» **Problem**:
Leaving out every picture, retype the lines below from the top through the one that contains "2.0, 2.1, 2.2, 2.3, 2.4, 2.5, 2.6, 2.7, 2.8, 2.9, 3.0]".
* Begin Recorded data *
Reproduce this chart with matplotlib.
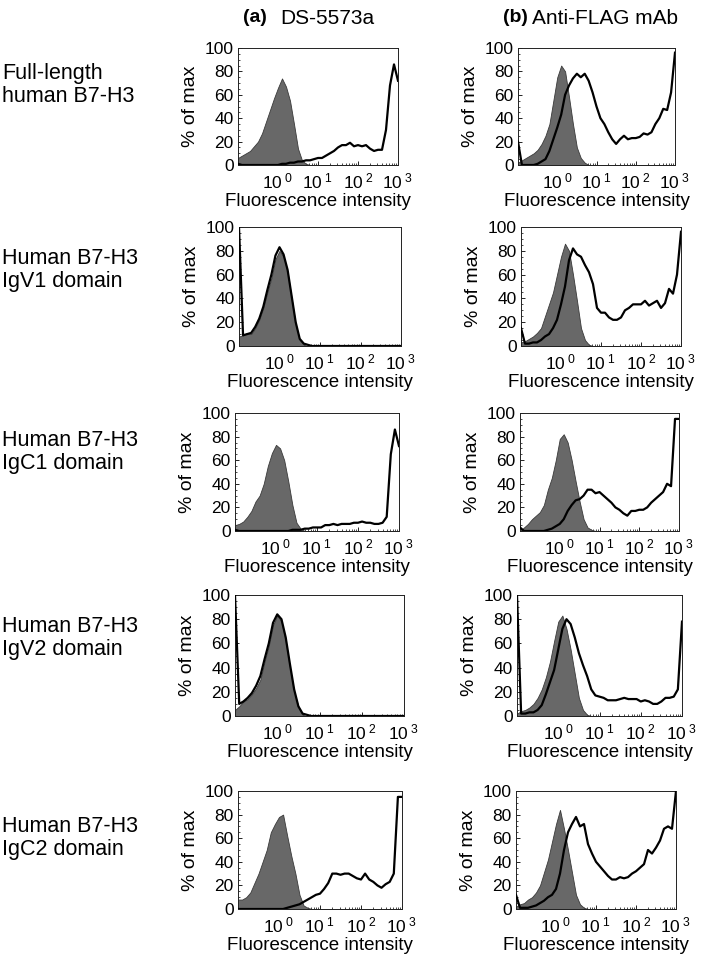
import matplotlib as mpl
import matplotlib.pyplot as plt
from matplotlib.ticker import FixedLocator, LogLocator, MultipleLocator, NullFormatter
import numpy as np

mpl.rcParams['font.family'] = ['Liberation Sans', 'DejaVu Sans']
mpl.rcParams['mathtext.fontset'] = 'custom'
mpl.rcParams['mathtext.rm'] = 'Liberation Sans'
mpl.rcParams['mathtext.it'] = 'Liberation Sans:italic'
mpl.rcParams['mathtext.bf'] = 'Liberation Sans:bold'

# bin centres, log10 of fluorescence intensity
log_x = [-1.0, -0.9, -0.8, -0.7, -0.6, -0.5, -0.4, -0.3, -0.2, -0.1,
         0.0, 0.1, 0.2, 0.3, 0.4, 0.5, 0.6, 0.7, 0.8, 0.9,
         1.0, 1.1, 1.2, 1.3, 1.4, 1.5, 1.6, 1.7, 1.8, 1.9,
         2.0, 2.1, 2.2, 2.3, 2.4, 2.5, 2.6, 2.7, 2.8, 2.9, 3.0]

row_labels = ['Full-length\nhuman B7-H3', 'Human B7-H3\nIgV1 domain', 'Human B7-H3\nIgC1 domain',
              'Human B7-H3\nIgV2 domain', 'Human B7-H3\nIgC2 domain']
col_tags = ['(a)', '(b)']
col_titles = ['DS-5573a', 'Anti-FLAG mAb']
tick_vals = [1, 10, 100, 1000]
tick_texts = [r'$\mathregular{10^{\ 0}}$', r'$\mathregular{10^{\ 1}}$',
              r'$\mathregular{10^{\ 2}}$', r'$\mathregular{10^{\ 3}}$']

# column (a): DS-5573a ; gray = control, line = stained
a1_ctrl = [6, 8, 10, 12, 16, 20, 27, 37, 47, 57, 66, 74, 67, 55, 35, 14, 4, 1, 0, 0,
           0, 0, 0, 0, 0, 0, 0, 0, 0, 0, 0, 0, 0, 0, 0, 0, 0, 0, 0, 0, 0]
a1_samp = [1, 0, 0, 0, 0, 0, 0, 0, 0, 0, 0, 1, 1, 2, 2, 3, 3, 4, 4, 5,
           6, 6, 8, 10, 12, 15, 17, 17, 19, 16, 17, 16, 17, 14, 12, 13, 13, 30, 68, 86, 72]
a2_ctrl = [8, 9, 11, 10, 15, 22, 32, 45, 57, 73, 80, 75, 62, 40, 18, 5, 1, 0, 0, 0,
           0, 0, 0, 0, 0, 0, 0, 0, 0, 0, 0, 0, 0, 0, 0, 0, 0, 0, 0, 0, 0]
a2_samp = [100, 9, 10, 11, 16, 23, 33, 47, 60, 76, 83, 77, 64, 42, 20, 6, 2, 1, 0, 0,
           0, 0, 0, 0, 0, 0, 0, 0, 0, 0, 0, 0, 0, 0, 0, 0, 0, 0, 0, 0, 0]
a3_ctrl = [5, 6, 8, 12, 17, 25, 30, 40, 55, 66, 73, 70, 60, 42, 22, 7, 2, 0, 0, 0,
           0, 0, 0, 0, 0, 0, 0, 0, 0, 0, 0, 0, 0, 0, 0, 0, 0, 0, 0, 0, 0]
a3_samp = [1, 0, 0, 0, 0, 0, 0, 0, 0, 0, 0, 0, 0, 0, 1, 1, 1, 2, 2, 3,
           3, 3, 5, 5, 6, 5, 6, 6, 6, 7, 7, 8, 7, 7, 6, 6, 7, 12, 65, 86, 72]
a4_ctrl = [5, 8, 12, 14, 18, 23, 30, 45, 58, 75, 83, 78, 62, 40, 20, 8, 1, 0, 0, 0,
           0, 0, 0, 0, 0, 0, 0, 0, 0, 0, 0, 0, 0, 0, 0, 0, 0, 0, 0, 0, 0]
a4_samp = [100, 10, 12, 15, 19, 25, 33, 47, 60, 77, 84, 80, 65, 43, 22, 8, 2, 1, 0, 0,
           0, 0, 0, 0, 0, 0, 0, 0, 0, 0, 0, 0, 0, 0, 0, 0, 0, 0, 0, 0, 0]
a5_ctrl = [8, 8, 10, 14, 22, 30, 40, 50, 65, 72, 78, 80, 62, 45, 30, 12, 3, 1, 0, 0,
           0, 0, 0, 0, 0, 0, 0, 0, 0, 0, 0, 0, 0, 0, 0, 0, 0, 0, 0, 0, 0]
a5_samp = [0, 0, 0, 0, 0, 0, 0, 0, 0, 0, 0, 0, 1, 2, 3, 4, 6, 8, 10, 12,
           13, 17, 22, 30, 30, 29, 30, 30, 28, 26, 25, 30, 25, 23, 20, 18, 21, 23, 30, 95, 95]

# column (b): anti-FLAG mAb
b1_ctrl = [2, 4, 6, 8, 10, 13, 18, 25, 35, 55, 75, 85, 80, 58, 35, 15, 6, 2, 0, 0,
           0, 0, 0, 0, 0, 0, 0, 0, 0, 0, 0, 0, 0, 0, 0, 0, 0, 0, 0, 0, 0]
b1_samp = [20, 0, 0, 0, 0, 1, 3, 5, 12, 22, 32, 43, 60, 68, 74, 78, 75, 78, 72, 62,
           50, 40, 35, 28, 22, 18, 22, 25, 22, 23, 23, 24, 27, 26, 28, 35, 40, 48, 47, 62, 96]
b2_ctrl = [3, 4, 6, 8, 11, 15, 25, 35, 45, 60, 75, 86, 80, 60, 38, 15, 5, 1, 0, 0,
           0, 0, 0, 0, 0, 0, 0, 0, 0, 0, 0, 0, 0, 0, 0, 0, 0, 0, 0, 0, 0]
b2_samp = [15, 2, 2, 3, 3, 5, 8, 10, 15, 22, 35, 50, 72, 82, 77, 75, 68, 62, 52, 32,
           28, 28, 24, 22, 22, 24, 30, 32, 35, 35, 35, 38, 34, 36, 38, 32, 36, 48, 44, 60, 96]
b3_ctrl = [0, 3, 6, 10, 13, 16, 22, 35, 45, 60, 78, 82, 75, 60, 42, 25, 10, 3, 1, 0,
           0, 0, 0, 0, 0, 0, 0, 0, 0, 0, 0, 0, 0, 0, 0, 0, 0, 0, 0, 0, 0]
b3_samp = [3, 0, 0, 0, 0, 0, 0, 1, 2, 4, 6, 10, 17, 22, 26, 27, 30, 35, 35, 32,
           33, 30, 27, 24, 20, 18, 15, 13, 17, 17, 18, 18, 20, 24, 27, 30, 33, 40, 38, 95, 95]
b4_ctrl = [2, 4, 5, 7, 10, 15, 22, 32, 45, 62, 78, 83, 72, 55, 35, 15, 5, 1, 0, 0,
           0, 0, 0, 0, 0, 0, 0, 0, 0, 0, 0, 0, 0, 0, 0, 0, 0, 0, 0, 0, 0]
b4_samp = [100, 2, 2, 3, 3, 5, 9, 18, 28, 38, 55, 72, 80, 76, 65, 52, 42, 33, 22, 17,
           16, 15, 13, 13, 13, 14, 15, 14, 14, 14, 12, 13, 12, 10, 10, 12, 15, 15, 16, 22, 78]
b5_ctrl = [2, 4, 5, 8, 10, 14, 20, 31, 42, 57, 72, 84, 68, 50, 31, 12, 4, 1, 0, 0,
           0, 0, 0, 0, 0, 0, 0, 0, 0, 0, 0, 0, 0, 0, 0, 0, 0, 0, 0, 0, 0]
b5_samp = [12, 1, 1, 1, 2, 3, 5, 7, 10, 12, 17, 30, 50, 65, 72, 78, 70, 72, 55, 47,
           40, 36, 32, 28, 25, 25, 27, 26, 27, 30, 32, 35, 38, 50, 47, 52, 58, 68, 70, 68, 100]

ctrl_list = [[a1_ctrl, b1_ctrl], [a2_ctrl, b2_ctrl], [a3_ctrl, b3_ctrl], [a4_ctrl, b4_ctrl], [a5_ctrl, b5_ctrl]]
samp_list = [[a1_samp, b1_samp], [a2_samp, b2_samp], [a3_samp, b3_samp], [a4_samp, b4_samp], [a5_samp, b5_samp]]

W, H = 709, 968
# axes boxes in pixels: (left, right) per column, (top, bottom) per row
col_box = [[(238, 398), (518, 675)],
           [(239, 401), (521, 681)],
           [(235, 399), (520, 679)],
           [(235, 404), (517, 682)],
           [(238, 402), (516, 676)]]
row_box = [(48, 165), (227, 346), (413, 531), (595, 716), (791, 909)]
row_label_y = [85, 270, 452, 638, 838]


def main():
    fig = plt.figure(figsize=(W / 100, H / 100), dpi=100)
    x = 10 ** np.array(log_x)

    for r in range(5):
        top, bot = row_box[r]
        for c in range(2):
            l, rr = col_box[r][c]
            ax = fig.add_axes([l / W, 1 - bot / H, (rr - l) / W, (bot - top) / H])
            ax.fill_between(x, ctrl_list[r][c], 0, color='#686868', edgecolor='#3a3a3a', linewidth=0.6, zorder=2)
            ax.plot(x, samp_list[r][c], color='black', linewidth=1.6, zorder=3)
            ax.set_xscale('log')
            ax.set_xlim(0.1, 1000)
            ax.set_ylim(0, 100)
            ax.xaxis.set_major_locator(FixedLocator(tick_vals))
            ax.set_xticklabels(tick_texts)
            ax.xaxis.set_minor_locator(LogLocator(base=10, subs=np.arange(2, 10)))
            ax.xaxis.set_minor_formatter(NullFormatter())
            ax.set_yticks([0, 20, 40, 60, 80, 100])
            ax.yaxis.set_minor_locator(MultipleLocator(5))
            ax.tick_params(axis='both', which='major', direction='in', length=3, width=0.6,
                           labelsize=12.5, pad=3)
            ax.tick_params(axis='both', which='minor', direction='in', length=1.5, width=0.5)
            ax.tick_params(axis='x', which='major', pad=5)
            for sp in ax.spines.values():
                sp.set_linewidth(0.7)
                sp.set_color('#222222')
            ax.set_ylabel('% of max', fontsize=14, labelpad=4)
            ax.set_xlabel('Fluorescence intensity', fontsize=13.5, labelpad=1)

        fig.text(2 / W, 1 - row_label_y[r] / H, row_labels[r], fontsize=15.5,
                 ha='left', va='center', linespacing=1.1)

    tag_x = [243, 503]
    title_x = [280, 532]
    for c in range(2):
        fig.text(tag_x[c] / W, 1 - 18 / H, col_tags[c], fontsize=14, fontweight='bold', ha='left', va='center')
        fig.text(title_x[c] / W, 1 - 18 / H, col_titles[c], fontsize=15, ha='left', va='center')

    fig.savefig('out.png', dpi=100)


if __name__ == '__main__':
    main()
* End Recorded data *
» **Result for this exercise**:
Reproduce this chart with matplotlib.
import matplotlib as mpl
import matplotlib.pyplot as plt
from matplotlib.ticker import FixedLocator, LogLocator, MultipleLocator, NullFormatter
import numpy as np

mpl.rcParams['font.family'] = ['Liberation Sans', 'DejaVu Sans']
mpl.rcParams['mathtext.fontset'] = 'custom'
mpl.rcParams['mathtext.rm'] = 'Liberation Sans'
mpl.rcParams['mathtext.it'] = 'Liberation Sans:italic'
mpl.rcParams['mathtext.bf'] = 'Liberation Sans:bold'

# bin centres, log10 of fluorescence intensity
log_x = [-1.0, -0.9, -0.8, -0.7, -0.6, -0.5, -0.4, -0.3, -0.2, -0.1,
         0.0, 0.1, 0.2, 0.3, 0.4, 0.5, 0.6, 0.7, 0.8, 0.9,
         1.0, 1.1, 1.2, 1.3, 1.4, 1.5, 1.6, 1.7, 1.8, 1.9,
         2.0, 2.1, 2.2, 2.3, 2.4, 2.5, 2.6, 2.7, 2.8, 2.9, 3.0]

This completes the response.